Regarding the characteristics of our sample, people between 15 and 64 years old participated, 41 men and 47 women, with an educational level ranging from secondary to postgraduate.
With the data obtained, a partial least squares structural equation modeling (PLS-SEM) analysis was performed using the Smart PLS software. The information obtained from the questionnaires shows the shaping and relationships of the actual tourism-related capabilities.
5. Conclusions
Communities are sociological systems that go through adaptive cycles, during which construction and destruction stages can be observed.
San Andrés Ixtlahuaca can be identified as a socioecological system characterized by a particular way of inhabiting the environment. This understanding of the reality is based on an ancestral tradition that is expressed in current elements, such as social relations and practices, sense of territory, management criteria, and the defense of its resources.
The community adopted a position on the problem at hand according to two aspects: first, how they perceive the impact of disasters or threats from the environment; second, the access to resources to generate and implement strategies to deal with them.
The introduction and implementation of new activities can be better understood by considering the historical moment that the community is going through at any time as each stage’s characteristics enable the development of capabilities for new activities, such as tourism. In the present work, we deepen the knowledge about how tourism is part of an adaptive response of the population, the water crisis in the case of San Andrés Ixtlahuaca, and can be treated as a multi-functionality option for the reproduction of the material and symbolic life of the community.
This research is useful because it allows us to understand how community tourism does not arise spontaneously but is developed over time and is mediated by capabilities aimed at the reproduction of the material and symbolic life of the community. Thus, tourism-related activity favors system resilience by allowing adaptation to change and uncertainty, nurturing the diversity of its economic activities, promoting the combination of different types of knowledge, and creating opportunities for self-organization.
Moreover, it was shown that tourist activity does not appear spontaneously, but rather it is developed over time, using different learning processes in the community, which have not been directly focused on tourism but allow the initiative to originate from the community itself.

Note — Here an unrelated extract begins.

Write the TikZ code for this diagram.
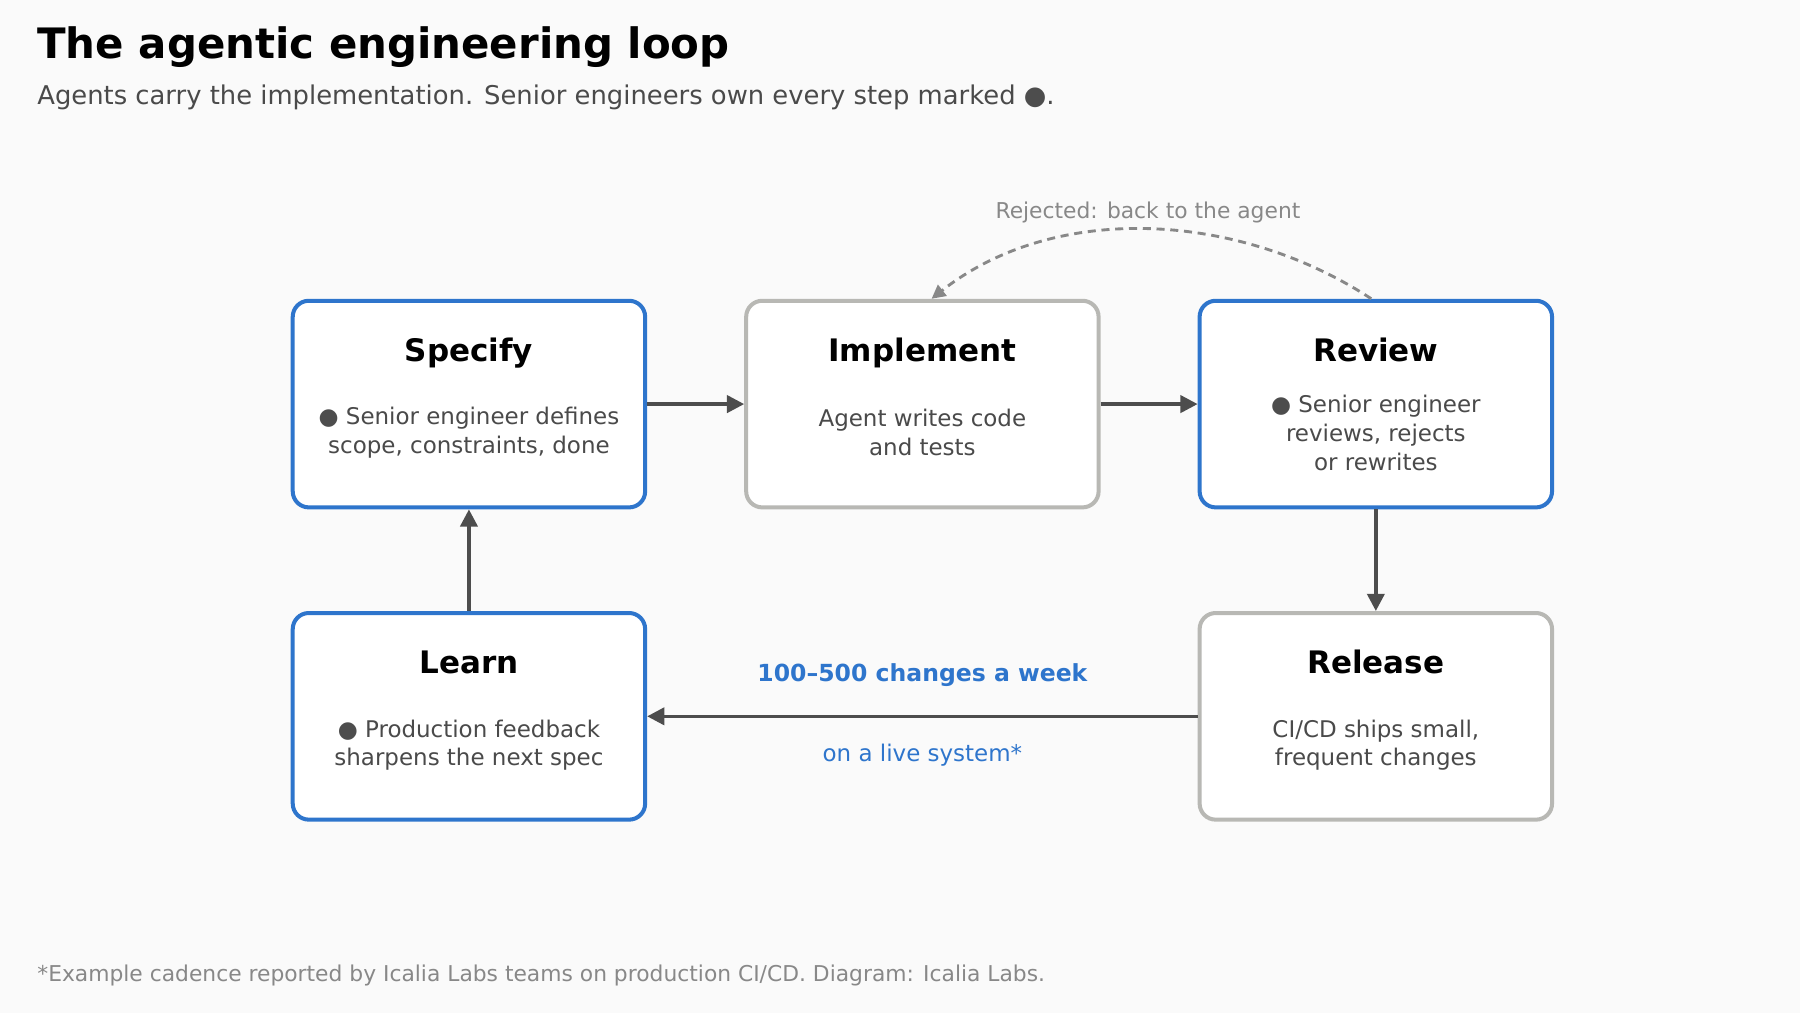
\documentclass[tikz,border=0pt]{standalone}
\usepackage{fontspec}
\setmainfont{DejaVu Sans}
\usetikzlibrary{arrows.meta}
\usetikzlibrary{positioning}
\definecolor{bgcol}{HTML}{FAFAFA}
\definecolor{ownblue}{HTML}{2E75CC}
\definecolor{agentgray}{HTML}{B8B8B4}
\definecolor{arrowgray}{HTML}{4D4D4D}
\definecolor{textgray}{HTML}{4A4A4A}
\definecolor{notegray}{HTML}{888888}
\tikzset{
  loopbox/.style={draw, line width=3.5pt, rounded corners=14pt, fill=white,
    minimum width=307pt, minimum height=180pt},
  owned/.style={loopbox, draw=ownblue},
  agent/.style={loopbox, draw=agentgray},
  boxtitle/.style={font=\fontsize{27}{30}\selectfont\bfseries, text height=20pt, text depth=6pt},
  boxbody/.style={font=\fontsize{20}{25}\selectfont, text=textgray, align=center},
  flow/.style={-{Triangle[length=15pt,width=15pt]}, line width=3pt, draw=arrowgray},
}
\begin{document}
\begin{tikzpicture}[x=1pt,y=-1pt]
\fill [bgcol] (0,0) rectangle (1568,882);
\useasboundingbox (0,0) rectangle (1568,882);

%% title
\node [anchor=west, font=\fontsize{36.5}{40}\selectfont\bfseries] at (29,41) {The agentic engineering loop};
\node [anchor=west, font=\fontsize{22.5}{26}\selectfont, text=textgray] at (29,85) {Agents carry the implementation. Senior engineers own every step marked \textcolor{arrowgray}{●}.};

%% boxes
\node [owned] (specify) at (408.5,352) {};
\node [agent] (implement) at (803.5,352) {};
\node [owned] (review) at (1198.5,352) {};
\node [owned] (learn) at (408.5,624) {};
\node [agent] (release) at (1198.5,624) {};

% titles and texts
\node [boxtitle] at (408.5,308) {Specify};
\node [boxbody] at (408.5,377) {\textcolor{arrowgray}{●} Senior engineer defines\\scope, constraints, done};
\node [boxtitle] at (803.5,308) {Implement};
\node [boxbody] at (803.5,377) {Agent writes code\\and tests};
\node [boxtitle] at (1198.5,308) {Review};
\node [boxbody] at (1198.5,377) {\textcolor{arrowgray}{●} Senior engineer\\reviews, rejects\\or rewrites};
\node [boxtitle] at (408.5,580) {Learn};
\node [boxbody] at (408.5,649) {\textcolor{arrowgray}{●} Production feedback\\sharpens the next spec};
\node [boxtitle] at (1198.5,580) {Release};
\node [boxbody] at (1198.5,649) {CI/CD ships small,\\frequent changes};

%% arrows
\draw [flow] (specify) -- (implement);
\draw [flow] (implement) -- (review);
\draw [flow] (review) -- (release);
\draw [flow] (release) -- (learn);
\draw [flow] (learn) -- (specify);
\draw [-{Triangle[length=12pt,width=12pt]}, line width=2.5pt, draw=notegray, dash pattern=on 7pt off 5pt]
  ([xshift=-4pt]review.north) .. controls (1080,185) and (920,175) .. ([xshift=8pt]implement.north);

%% labels
\node [font=\fontsize{19}{22}\selectfont, text=notegray] (rejected) at (1000,185) {Rejected: back to the agent};
\node [font=\fontsize{20.5}{24}\selectfont\bfseries, text=ownblue] (volume) at (803.5,588) {100–500 changes a week};
\node [font=\fontsize{20}{24}\selectfont, text=ownblue] (scope) at (803.5,658) {on a live system*};
\node [anchor=west, font=\fontsize{19}{22}\selectfont, text=notegray] (footnote) at (29,850) {*Example cadence reported by Icalia Labs teams on production CI/CD. Diagram: Icalia Labs.};
\end{tikzpicture}
\end{document}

However, the capabilities observed need to be strengthened. In this regard, the challenges are to provide ongoing specialized training in tourism, involving more local people and visitors in the activities, strengthening the local leadership, and integrating cultural resources into the tourism-related services.
Finally, although the community has been able to cope with the water crisis, it is necessary to strengthen economic activities, especially tourism [
54], so they may have the resources needed to respond to the new threats presented by the environment, which will create new adaptive cycles within the community.